Black forrest ice cream terrine

There’s a pattern with The Hungry One’s birthday cakes.

“I like… black forrest”

“I like…. textures”

Which is fine as a general, overarching design brief. Where the wheels start to fall off is when he begins elaborating.

” I like crunchy. And chewy. And smooth. And crispy”.

For anyone who wasn’t completely clear; crunchy is when things go ‘snap’. Crispy is akin to rice bubbles. Chewy is when there’s some toothy density.

What we need is a five textured Valhrona chocolate cake. Except Peter Gilmore already perfected that at Quay. So instead you get this.

A couple of textures, and a couple of temperatures, all together in a terrine.

The day before the birthday dinner, just before you’re heading out to lunch, whip up a cherry custard. It’s your basic custard recipe. One cup of milk, one cup of cream. Bring it to a simmering point.
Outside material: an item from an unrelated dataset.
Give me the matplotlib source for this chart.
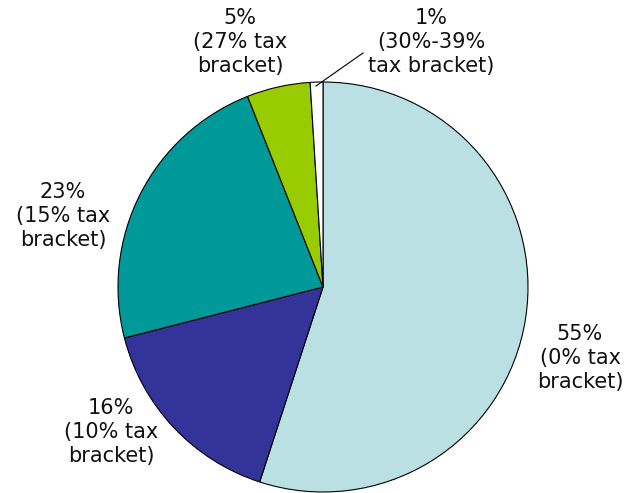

Meanwhile whisk 5 egg yolks with ½ cup of castor sugar by hand because you haven’t had time to go to yoga this week and you have to wear sleeveless tops in a fortnight. Then whisk in the warm milk and cream and put it back in a clean pan and cook it over a plopping heat until it thickens. At this point add some cherry jam and swirl it through and a handful of frozen cherries. NB- If I was sensible I would have added some cornflower to the egg yolks and sugar for a bit of extra structure. You live and learn.

Leave it in the fridge. Hope that it will really thicken up like an Australian in London. Get mildly disappointed when it doesn’t. Still express surprise at the pleasant partnership between sooky texture and slightly kinky tang of cherry. Make a split second decision to turn it into a kind of ice cream instead. Put it in the freezer and occasionally stir it to break down the ice crystals.
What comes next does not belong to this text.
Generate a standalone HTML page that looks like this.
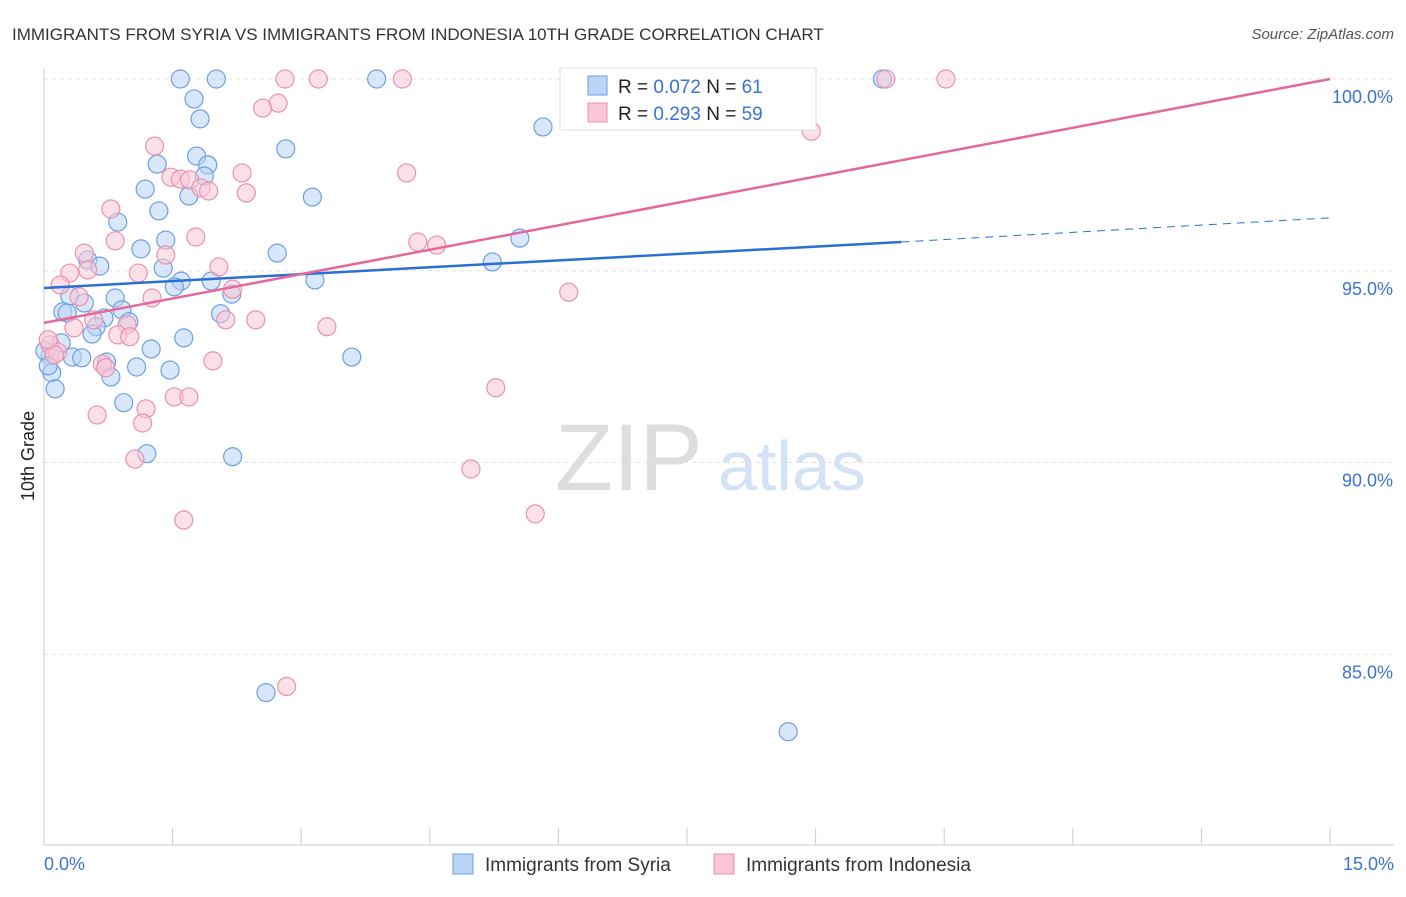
<!DOCTYPE html>
<html><head><meta charset="utf-8"><style>
body{margin:0;background:#fff;font-family:"Liberation Sans",sans-serif}
svg text{font-family:"Liberation Sans",sans-serif}
</style></head><body>
<svg id="c" width="1406" height="892">
<text x="12" y="40" font-size="17" fill="#333">IMMIGRANTS FROM SYRIA VS IMMIGRANTS FROM INDONESIA 10TH GRADE CORRELATION CHART</text>
<text x="1394" y="39" font-size="15" fill="#555" font-style="italic" text-anchor="end">Source: ZipAtlas.com</text>
<text x="34" y="456" font-size="18" fill="#222" transform="rotate(-90 34 456)" text-anchor="middle">10th Grade</text>
<g><text x="555" y="490" font-size="95" fill="#ddd" font-family="Liberation Serif">ZIP</text><text x="718" y="490" font-size="70" fill="#d3e2f4">atlas</text></g>
<g id="grid"></g><g id="pts"></g><g id="lines"></g>
<g>
<rect x="560" y="68" width="256" height="62" fill="#fff" stroke="#ddd"/>
<rect x="588" y="76" width="19" height="19" fill="#b8d4f6" stroke="#6d9fe0"/>
<rect x="588" y="103" width="19" height="19" fill="#f9c6d6" stroke="#e892ae"/>
<text x="618" y="93" font-size="19" fill="#222">R = <tspan fill="#3b73d1">0.072</tspan>   N = <tspan fill="#3b73d1">61</tspan></text>
<text x="618" y="120" font-size="19" fill="#222">R = <tspan fill="#3b73d1">0.293</tspan>   N = <tspan fill="#3b73d1">59</tspan></text>
</g>
<g>
<rect x="453" y="854" width="20" height="20" fill="#b8d4f6" stroke="#6d9fe0"/>
<text x="485" y="871" font-size="19" fill="#333">Immigrants from Syria</text>
<rect x="714" y="854" width="20" height="20" fill="#f9c6d6" stroke="#e892ae"/>
<text x="746" y="871" font-size="19" fill="#333">Immigrants from Indonesia</text>
</g>
<text x="44" y="870" font-size="18" fill="#3b73d1">0.0%</text>
<text x="1394" y="870" font-size="18" fill="#3b73d1" text-anchor="end">15.0%</text>
</svg>
<script>
const yTicks=[100,95,90,85];
const yTickLabels=["100.0%","95.0%","90.0%","85.0%"];
const syriaX=[1.59,2.01,3.88,9.78,1.75,1.82,5.82,2.82,1.78,1.32,1.91,1.87,1.18,1.69,3.13,1.34,0.86,1.42,5.55,1.13,2.72,0.51,0.65,5.23,1.39,1.60,1.95,1.52,3.16,0.30,0.83,0.47,2.19,0.22,0.27,0.91,0.70,0.99,0.61,2.06,0.56,1.63,0.20,1.25,0.33,0.44,3.59,0.73,1.08,1.47,0.78,0.07,0.09,0.13,0.93,1.20,2.20,2.59,8.68,0.01,0.05];
const syriaY=[100,100,100,100,99.48,98.96,98.75,98.18,97.99,97.78,97.76,97.47,97.13,96.95,96.92,96.56,96.27,95.80,95.85,95.57,95.46,95.28,95.12,95.23,95.07,94.73,94.73,94.58,94.76,94.34,94.29,94.16,94.39,93.93,93.90,93.98,93.77,93.67,93.54,93.88,93.35,93.25,93.12,92.96,92.75,92.73,92.75,92.62,92.49,92.41,92.23,92.78,92.34,91.92,91.56,90.23,90.15,84.00,82.98,92.91,92.52];
const indoX=[2.81,3.20,4.18,9.82,10.52,2.73,2.55,8.95,1.29,1.48,1.59,1.70,1.83,1.92,2.31,4.23,2.36,0.78,0.83,1.77,4.36,4.58,0.47,1.42,2.04,0.51,0.30,1.10,0.19,2.20,6.12,1.26,0.41,2.12,2.47,0.58,3.30,0.97,0.35,0.86,1.00,0.07,0.16,0.68,0.72,1.97,1.52,1.69,1.19,5.27,0.62,1.15,1.06,4.98,5.73,1.63,2.83,0.12,0.05];
const indoY=[100,100,100,100,100,99.37,99.24,98.64,98.25,97.44,97.39,97.37,97.16,97.08,97.55,97.55,97.03,96.61,95.78,95.88,95.75,95.67,95.46,95.41,95.10,95.02,94.94,94.94,94.63,94.52,94.44,94.29,94.32,93.72,93.72,93.72,93.54,93.59,93.51,93.33,93.28,93.07,92.88,92.57,92.47,92.65,91.71,91.71,91.40,91.95,91.24,91.03,90.09,89.83,88.66,88.50,84.16,92.81,93.20];
const syriaFit=[[0,94.55],[10,95.75],[15,96.38]];
const indoFit=[[0,93.64],[15,100]];
const sx=v=>44+v/15*1286, sy=v=>79+(100-v)*38.35;
const NS="http://www.w3.org/2000/svg";
function mk(t,a,p){const e=document.createElementNS(NS,t);for(const k in a)e.setAttribute(k,a[k]);p.appendChild(e);return e;}
const g=document.getElementById('grid');
yTicks.forEach((t,i)=>{const l=mk('line',{x1:44,x2:1394,y1:sy(t),y2:sy(t),stroke:'#e2e2e2','stroke-dasharray':'4,4'},g);


const tx=mk('text',{x:1393,y:sy(t)+24,'font-size':18,fill:'#3b73d1','text-anchor':'end'},g);tx.textContent=yTickLabels[i];

});
mk('line',{x1:44,x2:44,y1:68,y2:845,stroke:'#ccc'},g);
mk('line',{x1:44,x2:1394,y1:845,y2:845,stroke:'#ccc'},g);
for(let i=0;i<=10;i++){const l=mk('line',{x1:sx(i*1.5),x2:sx(i*1.5),y1:828,y2:845,stroke:'#ccc'},g);

}
const p=document.getElementById('pts');
function pts(X,Y,f,s,n){X.forEach((x,i)=>{const c=mk('circle',{cx:sx(x),cy:sy(Y[i]),r:9,fill:f,'fill-opacity':0.55,stroke:s,'stroke-width':1.2},p);

});}
pts(syriaX,syriaY,'#b8d4f6','#6d9fe0','syria-point');
pts(indoX,indoY,'#f9c6d6','#e892ae','indonesia-point');
const L=document.getElementById('lines');
let a=mk('line',{x1:sx(syriaFit[0][0]),y1:sy(syriaFit[0][1]),x2:sx(syriaFit[1][0]),y2:sy(syriaFit[1][1]),stroke:'#2a6fd6','stroke-width':2.5},L);


a=mk('line',{x1:sx(syriaFit[1][0]),y1:sy(syriaFit[1][1]),x2:sx(syriaFit[2][0]),y2:sy(syriaFit[2][1]),stroke:'#2a6fd6','stroke-width':1,'stroke-dasharray':'8,6'},L);


a=mk('line',{x1:sx(indoFit[0][0]),y1:sy(indoFit[0][1]),x2:sx(indoFit[1][0]),y2:sy(indoFit[1][1]),stroke:'#e4689a','stroke-width':2.5},L);


</script>
</body></html>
Meanwhile, think about the other layers.

There’s going to have to be cake. It is a birthday after all. That should cover the chewy factor.

Get started on a dense chocolate loaf. Take 150g of 85 % Lint. Melt it . Beat 150g of unsalted butter with 3 egg yolks until it’s fluffy. Put the whites aside to think about what they did wrong. Stir in the melted chocolate and 1 cup of plain flour. Beat the egg whites until fluffy , add another 2 tablespoons of caster sugar and fold it into the chocolate flour concoction. Put it in a well greased pan and bake for around 30 minutes.

Now we’re going to need to think a bit more about the black forrest elements. Make a quick cherry jelly. Slippery wasn’t part of the textural brief, but I don’t think it’s going to hurt. Take a cup of frozen cherries. Defrost them. Blitz them into a puree and heat it mildly. Add 2 sheets of gelatine and try not to think about what it feels like. Leave it in the fridge to set. Remember to stir your ice cream. Begin to regret cooking free form.

Now it’s up to the crunch and crisp. Make a think layer of biscuit base, studded with coconut and ricebubbles. It’s a bastard child of Coconut Rough and snap, crackle and pop. Take an ungodly amount of butter (200g) . Melt that with ½ cup of cocoa powder. Stir until it’s combined. Add 1 cup of brown sugar and 1 cup of desiccated coconut. Then add 2 eggs, 1 and a half cups of plain flour and a cup and a bit of rice bubbles. Spread thinly in a sensible rectangle on baking paper on a baking tray. Bake at 170 degrees for 20 minutes.

Swap the chocolate cake for the biscuit layer in the oven. Take the cake out of the loaf pan, cool and cut in half.

Remember to stir your ice cream. Do some washing up.

Take your biscuits out of the oven. Cut into rectangles to fit inside your loaf pan while the biscuits are still warm and squishy.

Put them in the fridge to crisp up. Check on your jelly. Stir your ice cream. Remember to shut the freezer door.

Start dressing your loaf pan. Grease it with a bit of butter. Line it with glad wrap. Try and get it to lie flat without wrinkles. Leave handles on each side to grab onto. Add a layer of foil over the top to help smooth things out.

Put a layer of cherry ice cream down the bottom. Nestle half the cake on top of that. Add a shmear of icre cream/ custard. Add a layer of crunchy crackle. Add some more custard/ice cream. Add the second half of the cake. Top the cake with jelly. Add the second layer of crunchy crackle. Add more custard.

Because my custard was an insipid, slippery mess, it went back into the freezer. Next year I’ll add the darn cornflour, or another egg yolk, have a thicker custard, set it in the fridge and actually get the variations of textures. This year we sat down to a solid, strange terrine, with the constant texture of a hockey puck. Eating it was a disappointing exercise in archaeology.

But hey- the textures were only half the brief. At least it tasted of cherries and chocolate.

We live and learn. Happy birthday darling.